Staff writerAugust 30, 2013 

The city of Olympia set sail this month with a project to reclaim five downtown alleyways as public spaces.

Each chosen alley is named after a steamship that cruised the waters of Puget Sound 100 years ago and more, paying frequent visits to Olympia long before Puget Sound communities were linked by highways.

Puget Sound was the maritime highway for mail, people and freight, and Olympia was the southernmost destination for what was named the Mosquito Fleet.

The name conveys an image of wood-burning, then diesel-burning, ships as thick as mosquitoes on the state’s inland marine waterway, as many as 2,500 vessels laboring from the 1860s to the 1930s.

Naming the alleys after steamships was the brainchild of local historian Roger Easton. It was one of the last projects he worked on prior to his death last year.
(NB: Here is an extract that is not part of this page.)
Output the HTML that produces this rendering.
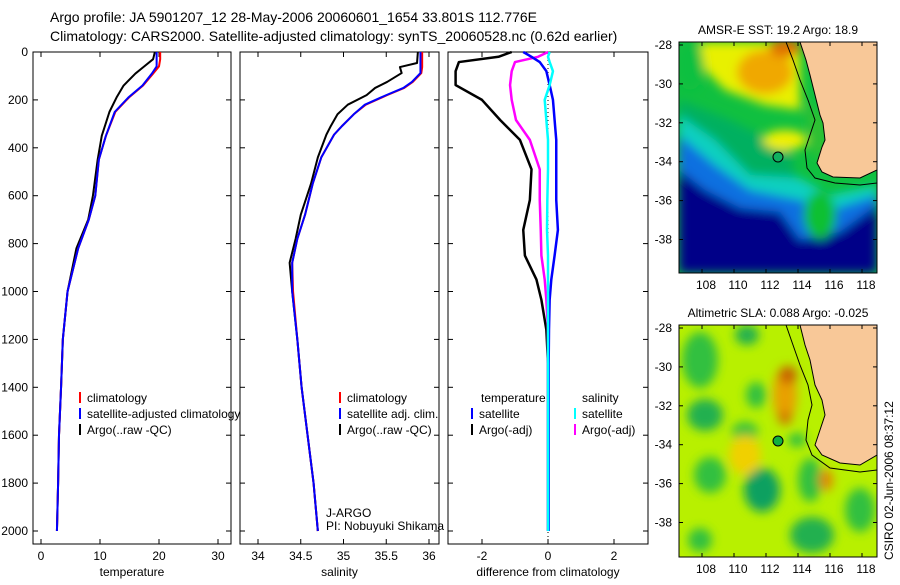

Fellow historian Ed Echtle, with the enthusiastic support of the Olympia Heritage Commission, Mayor Stephen Buxbaum and city staff, carried the project forward. Take a stroll downtown today and you will see the more than 30 crimson red signs mounted on downtown buildings at the entrance to alleys from State Avenue to the north, Capitol Way to the west, Legion Way to the south and as far east as Chestnut Street. Soon a handful of free-standing signs will be mounted on posts at alley entrances.

“The alley project helps people understand that the entire city is here today because of its connection to the water,” Echtle said. Promoting alleys as part of the urban landscape, and places for safe pedestrian and bicycle access, has been a pet project of Buxbaum’s since he took office in 2010.
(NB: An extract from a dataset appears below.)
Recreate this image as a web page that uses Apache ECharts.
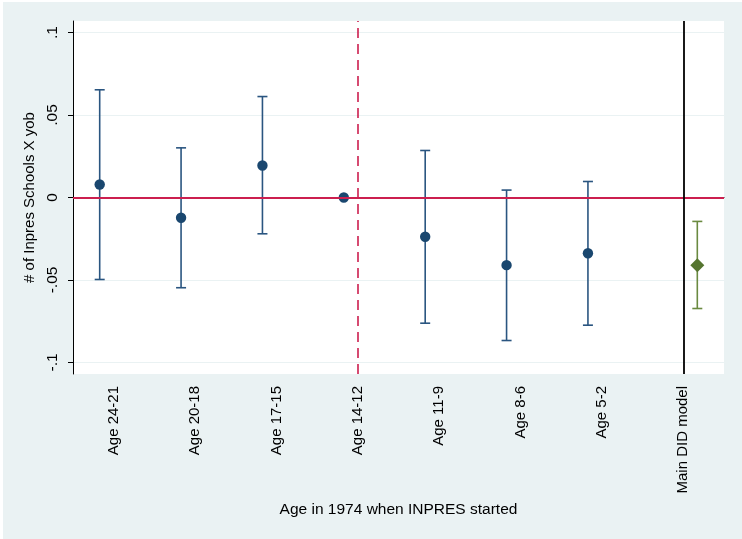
<!DOCTYPE html>
<html>
<head>
<meta charset="utf-8">
<script src="https://cdn.jsdelivr.net/npm/echarts@6/dist/echarts.min.js"></script>
<style>html,body{margin:0;padding:0;background:#fff}#c{width:742px;height:539px}</style>
</head>
<body>
<div id="c"></div>
<script>
// ---- data ----
var categories = ['Age 24-21','Age 20-18','Age 17-15','Age 14-12','Age 11-9','Age 8-6','Age 5-2','Main DID model'];
var eventCats = ['Age 24-21','Age 20-18','Age 17-15','Age 14-12','Age 11-9','Age 8-6','Age 5-2'];
var eventEst = [0.0079, -0.0123, 0.0194, 0, -0.0238, -0.0410, -0.0338];
var eventLo  = [-0.0497, -0.0547, -0.0220, 0, -0.0762, -0.0867, -0.0774];
var eventHi  = [0.0653, 0.0301, 0.0612, 0, 0.0285, 0.0045, 0.0097];
var didCats = ['Main DID model'];
var didEst = [-0.0410];
var didLo  = [-0.0673];
var didHi  = [-0.0145];
var yTickValues = [-0.1, -0.05, 0, 0.05, 0.1];
var yTickLabels = ['-.1', '-.05', '0', '.05', '.1'];
var refCategory = 'Age 14-12';
var didCategory = 'Main DID model';

// ---- styles ----
var NAVY = '#1a476f', NAVY_BAR = '#2a5580', GREEN = '#55752f', RED = '#cc1f4f', BG = '#eaf2f3';
var FONT = '"Liberation Sans", Arial, Helvetica, sans-serif';

function rows(cats, e, l, h) {
  return cats.map(function (c, i) { return [c, e[i], l[i], h[i]]; });
}

function barRenderer(color, shift) {
  return function (params, api) {
    var band = api.size([1, 0])[0];
    var pMid = api.coord([api.value(0), api.value(1)]);
    var pLo = api.coord([api.value(0), api.value(2)]);
    var pHi = api.coord([api.value(0), api.value(3)]);
    var x = pMid[0] + shift * band;
    if (Math.abs(pLo[1] - pHi[1]) < 0.5) return { type: 'group', children: [] };
    var cap = 5;
    var st = { stroke: color, lineWidth: 1.6 };
    return {
      type: 'group',
      children: [
        { type: 'line', shape: { x1: x, y1: pLo[1], x2: x, y2: pHi[1] }, style: st },
        { type: 'line', shape: { x1: x - cap, y1: pLo[1], x2: x + cap, y2: pLo[1] }, style: st },
        { type: 'line', shape: { x1: x - cap, y1: pHi[1], x2: x + cap, y2: pHi[1] }, style: st }
      ]
    };
  };
}

function markerRenderer(color, shift, diamond) {
  return function (params, api) {
    var band = api.size([1, 0])[0];
    var p = api.coord([api.value(0), api.value(1)]);
    var x = p[0] + shift * band, y = p[1];
    if (diamond) {
      var r = 7;
      return { type: 'polygon', shape: { points: [[x, y - r], [x + r, y], [x, y + r], [x - r, y]] }, style: { fill: color } };
    }
    return { type: 'circle', shape: { cx: x, cy: y, r: 5.2 }, style: { fill: color } };
  };
}

var chart = echarts.init(document.getElementById('c'), null, { renderer: 'canvas' });
chart.setOption({
  animation: false,
  backgroundColor: BG,
  textStyle: { fontFamily: FONT },
  graphic: [
    { type: 'rect', shape: { x: 0, y: 0, width: 3, height: 539 }, style: { fill: '#fff' }, silent: true },
    { type: 'rect', shape: { x: 0, y: 0, width: 742, height: 2 }, style: { fill: '#fff' }, silent: true }
  ],
  grid: { left: 73, top: 21, right: 18, bottom: 165, show: true, backgroundColor: '#fff', borderWidth: 0 },
  xAxis: {
    type: 'category',
    data: categories,
    boundaryGap: true,
    name: 'Age in 1974 when INPRES started',
    nameLocation: 'middle',
    nameGap: 126,
    nameTextStyle: { color: '#000', fontSize: 15.5, fontFamily: FONT },
    axisLine: { lineStyle: { color: '#000', width: 1 } },
    axisTick: { alignWithLabel: true, length: 6, lineStyle: { color: '#000' } },
    axisLabel: { rotate: 90, margin: 12, color: '#000', fontSize: 15, fontFamily: FONT, interval: 0 },
    splitLine: { show: false }
  },
  yAxis: {
    type: 'value',
    min: -0.107,
    max: 0.107,
    name: '# of Inpres Schools X yob',
    nameLocation: 'middle',
    nameGap: 34,
    nameTextStyle: { color: '#000', fontSize: 15, fontFamily: FONT },
    axisLine: { show: true, lineStyle: { color: '#000', width: 1 } },
    axisTick: { show: true, length: 5, customValues: yTickValues, lineStyle: { color: '#000' } },
    axisLabel: {
      rotate: 90, margin: 12, color: '#000', fontSize: 15.5, fontFamily: FONT,
      customValues: yTickValues,
      formatter: function (v) {
        for (var i = 0; i < yTickValues.length; i++) if (Math.abs(v - yTickValues[i]) < 1e-6) return yTickLabels[i];
        return '';
      }
    },
    splitLine: { show: true, lineStyle: { color: BG, width: 1.2 } }
  },
  series: [
    {
      type: 'custom', z: 2,
      data: rows(eventCats, eventEst, eventLo, eventHi),
      renderItem: barRenderer(NAVY_BAR, -0.172),
      encode: { x: 0, y: [1, 2, 3] }
    },
    {
      type: 'custom', z: 2,
      data: rows(didCats, didEst, didLo, didHi),
      renderItem: barRenderer('#6a8a40', 0.172),
      encode: { x: 0, y: [1, 2, 3] }
    },
    {
      type: 'line', z: 3, data: [], symbol: 'none',
      markLine: {
        silent: true, symbol: 'none', label: { show: false }, animation: false,
        data: [
          { yAxis: 0, lineStyle: { color: RED, width: 1.8, type: 'solid' } },
          { xAxis: refCategory, lineStyle: { color: RED, width: 1.6, type: [10, 6] } },
          { xAxis: didCategory, lineStyle: { color: '#000', width: 1.8, type: 'solid' } }
        ]
      }
    },
    {
      type: 'custom', z: 4,
      data: rows(eventCats, eventEst, eventLo, eventHi),
      renderItem: markerRenderer(NAVY, -0.172, false),
      encode: { x: 0, y: 1 }
    },
    {
      type: 'custom', z: 4,
      data: rows(didCats, didEst, didLo, didHi),
      renderItem: markerRenderer(GREEN, 0.172, true),
      encode: { x: 0, y: 1 }
    }
  ]
});
</script>
</body>
</html>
“By giving our downtown alley’s historically significant names we can also use them to enhance awareness of our city’s history and spark people’s imagination about both the past and the future,” Buxbaum said.

One of the immediate goals of the historic alleyway project is to take back the alleys from those who use them to conduct drug deals, inject drugs and defecate in public. Merchants and citizens alike have complained long and hard about unsavory activity in downtown alleys.

Look for lighting to be added to key alleys, and perhaps other alley improvements, although the size, cost and funding for future projects is unknown.

But Buxbaum and others can envision a day when these now barren, uninviting alleys are home to cafe and shop entrances, more mural art, pocket parks and places for booths and displays during special downtown events such as Arts Walk.

Here’s a look at the alley names borrowed from five historic steamships with strong Olympia connections.

n The SS Eliza Anderson was an early vintage side-wheeler that monopolized the route from Olympia to the British colony of Victoria in the 1860s.

A 13-year-old black slave, Charlie Mitchell, from Olympia, stowed away on the vessel and found freedom in Victoria in 1860. The ship was abandoned in Alaska in 1898 after a Klondike Gold Rush voyage.

A five-block alley between State and Fourth avenues is named after the ship.

n The SS TJ Potter was launched in Portland in 1888, and gained a reputation as a swift and luxurious steamboat. It served Puget Sound for much of its life and reportedly made a run in record time from Tacoma to Seattle — 82 minutes. It eventually returned to the Columbia River and was abandoned in Astoria in 1921.

The three-block alley named after the side-wheeler runs from Capitol Way to Adams Street south of Fourth Avenue.

n The SS Bailey Gatzert was a stern-wheeler built in Ballard in 1890 and placed initially on the Olympia-Tacoma-Seattle run. She was named after Seattle’s eighth mayor and first Jewish mayor.

The Bailey Gatzert alley is just one block long, but connects the front of the Washington Center for the Performing Arts to Capitol Way. Pedestrian traffic is commonplace in this alley, especially before and after an arts center performance.

n The SS Fleetwood was another fleet steamship best known in Olympia for delivering Olympia firefighters and fire equipment to Seattle to help combat that city’s catastrophic fire in 1889.

In a talk at the Olympia Timberland Library Wednesday night, Echtle said the dispatch of Olympia aid to the Seattle fire may have helped secure Seattle’s critical vote to keep the capitol in Olympia when the territory gained statehood in November 1889.

The Fleetwood alley runs three blocks from State Avenue to Legion Way behind Washington Street.

n The SS Messenger made three round trips weekly between Olympia and Seattle in the 1870s. She caught fire and sank in Commencement Bay in 1894, a stark example of the danger inherent in steam-producing fires on board a wooden boat.

The Messenger alley runs three blocks north from State Avenue to Legion Way between Jefferson and Adams streets. Check out the signs and alleys and support Olympia in its effort to connect to its maritime past while restoring downtown public space.